Uncle Tom's Cabin Web Experience
Katherine Goodrich, Jheel Patel
Auctioning
Despite changes in the North in relation to the treatment of blacks, the continuation of the slave trade encouraged the treatment of blacks as mere property and a way to gain profit in the South. Black people's connection to the plantation economy was the downfall of their continued position in Southern society.
Comparison to the Animals
The connection to blacks as property is exhibited through their frequent connection to animals. This made them the equivalent of uncivilized beings that needed to be "trained" in the eyes of the South. This image shows that even when hours of work has been done, the position of whites over blacks continues in the South in the form of constant verbal abuse.
Abuse in Children
The lack of sympathy or empathy is evident in the abuse of black children by the whites. The treatment continues the analogy in the south of blacks as animals and property. The system will not be stopped in the South unless forced because they continue to prepare their children for lives as slaves and use them for hard labor from an extremely young age.
Jheel Patel
a. Some other images that were subtly conveyed in the illustrations were the fact that the white children seemed to be comfortable around black people. This showed that they were later socialized to dislike black people and that as a child, they saw everyone equally.

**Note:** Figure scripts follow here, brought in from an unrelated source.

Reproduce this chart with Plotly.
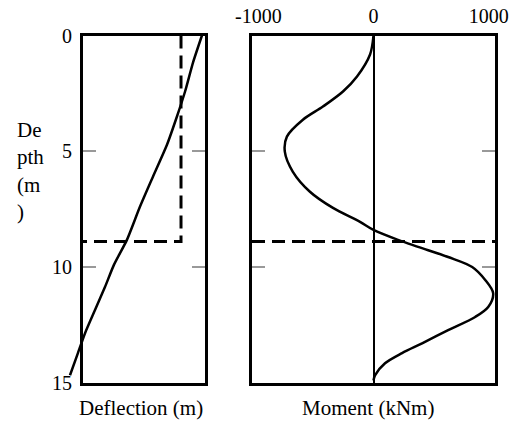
import plotly.graph_objects as go

# ---- data ----
depth_defl = [0, 1.17, 2.42, 3.5, 4.72, 6.1, 7.4, 8.83, 9.91, 10.87, 11.86, 12.86, 13.72, 14.68]
deflection = [0.0585, 0.0541, 0.0502, 0.0462, 0.0413, 0.0344, 0.0280, 0.0216, 0.0152,
              0.0108, 0.0059, 0.0010, -0.0025, -0.0064]

depth_mom = [0, 0.82, 1.77, 2.42, 3.07, 3.64, 4.37, 5.02, 5.89, 6.75, 7.45, 8.05, 8.4,
             8.83, 9.13, 9.57, 10.0, 10.56, 11.13, 11.73, 12.16, 12.73, 13.3, 13.72,
             14.16, 14.68, 14.9]
moment = [0, -30, -143, -265, -439, -613, -752, -770, -700, -552, -352, -117, 0,
          213, 387, 648, 857, 970, 1039, 996, 883, 648, 422, 248, 100, 13, 0]

excavation_depth = 8.9
wall_deflection = 0.0482

depth_ticks = [0, 5, 10, 15]
moment_ticks = [-1000, 0, 1000]
moment_tick_labels = ["-1000", "0", "1000"]

defl_range = [0, 0.06]
mom_range = [-1055, 1055]

# ---- layout geometry ----
W, H = 513, 421
FONT = dict(family="Liberation Serif", size=21, color="black")
TICKFONT = dict(family="Liberation Serif", size=20, color="black")

def px_x(p):
    return p / W

def px_y(p):
    return 1 - p / H

ydom = [px_y(382.7), px_y(35.5)]
x1dom = [px_x(83), px_x(205)]
x2dom = [px_x(252), px_x(495)]
x3dom = [px_x(60), px_x(205)]
# extended axis (same scale as x) so the deflection line can run past the frame
x3min = defl_range[1] - (defl_range[1] - defl_range[0]) * (x3dom[1] - x3dom[0]) / (x1dom[1] - x1dom[0])

fig = go.Figure()

fig.add_trace(go.Scatter(x=[wall_deflection, wall_deflection, defl_range[0]],
                         y=[0, excavation_depth, excavation_depth],
                         mode="lines", line=dict(color="black", width=3, dash="13px,7px"),
                         xaxis="x", yaxis="y", showlegend=False))
fig.add_trace(go.Scatter(x=deflection, y=depth_defl, mode="lines",
                         line=dict(color="black", width=2.5, shape="spline", smoothing=0.6),
                         xaxis="x3", yaxis="y", showlegend=False))

fig.add_trace(go.Scatter(x=mom_range, y=[excavation_depth, excavation_depth],
                         mode="lines", line=dict(color="black", width=3, dash="13px,7px"),
                         xaxis="x2", yaxis="y2", showlegend=False))
fig.add_trace(go.Scatter(x=moment, y=depth_mom, mode="lines",
                         line=dict(color="black", width=2.5, shape="spline", smoothing=0.9),
                         xaxis="x2", yaxis="y2", showlegend=False))

minor_ticks = dict(tickmode="array", tickvals=[5, 10], ticks="inside", ticklen=13,
                   tickwidth=2, tickcolor="#999999")

fig.update_layout(
    width=W, height=H, autosize=False,
    margin=dict(l=0, r=0, t=0, b=0, pad=0, autoexpand=False),
    paper_bgcolor="white", plot_bgcolor="rgba(0,0,0,0)",
    font=FONT,
    xaxis=dict(domain=x1dom, range=defl_range, anchor="y", showticklabels=False, ticks="",
               showline=True, mirror=True, linecolor="black", linewidth=3,
               showgrid=False, zeroline=False, automargin=False),
    yaxis=dict(domain=ydom, range=[15, 0], anchor="x", tickmode="array", tickvals=depth_ticks,
               ticks="", showline=True, mirror="ticks", linecolor="black", linewidth=3,
               showgrid=False, zeroline=False, tickfont=TICKFONT, ticklabelstandoff=4,
               minor=minor_ticks, automargin=False),
    xaxis2=dict(domain=x2dom, range=mom_range, anchor="y2", side="top", tickmode="array",
                tickvals=moment_ticks, ticktext=moment_tick_labels, ticks="", showline=True,
                mirror=True, linecolor="black", linewidth=3, showgrid=False, zeroline=True,
                zerolinecolor="black", zerolinewidth=2, tickfont=TICKFONT, ticklabelstandoff=2,
                automargin=False),
    yaxis2=dict(domain=ydom, range=[15, 0], anchor="x2", tickmode="array", tickvals=depth_ticks,
                showticklabels=False, ticks="", showline=True, mirror="ticks",
                linecolor="black", linewidth=3, showgrid=False, zeroline=False,
                minor=minor_ticks, automargin=False),
    xaxis3=dict(domain=x3dom, range=[x3min, defl_range[1]], anchor="y", visible=False),
    annotations=[
        dict(text="Deflection (m)", x=px_x(140.5), y=px_y(408), xref="paper", yref="paper",
             showarrow=False, xanchor="center", yanchor="middle", font=FONT),
        dict(text="Moment (kNm)", x=px_x(368), y=px_y(408), xref="paper", yref="paper",
             showarrow=False, xanchor="center", yanchor="middle", font=FONT),
        dict(text="De<br>pth<br>(m<br>)", x=px_x(15), y=px_y(171), xref="paper", yref="paper",
             showarrow=False, xanchor="left", yanchor="middle", align="left", font=FONT),
    ],
)

fig.write_html("out.html")
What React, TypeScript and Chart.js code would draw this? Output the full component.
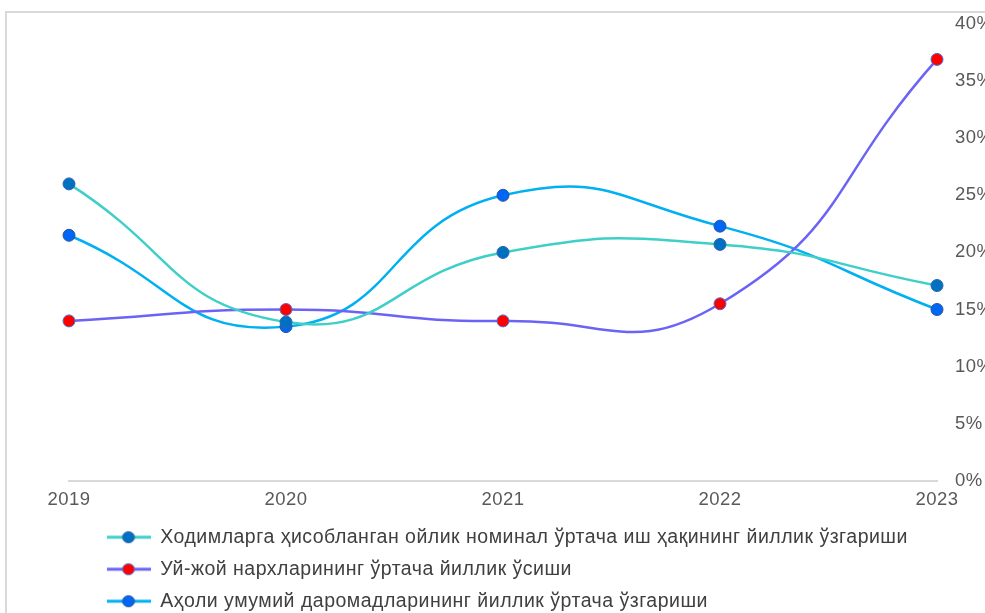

b. Something that I found interesting was the fact that there were actually white kids that were hanging out with black people. I assumed that they wouldn't be allowed to because of their parents, but they were actually hanging around blacks.
Katherine Goodrich
a. Each image conveys the cyclic system of slavery through the use of children, either the abuse of the black children or the continued familiarization of white children with the lives of slaves in their daily lives.
b. I was the most surprised by the component of slave children in the images. I didn't realize that the brutality of slaves began from their childhood.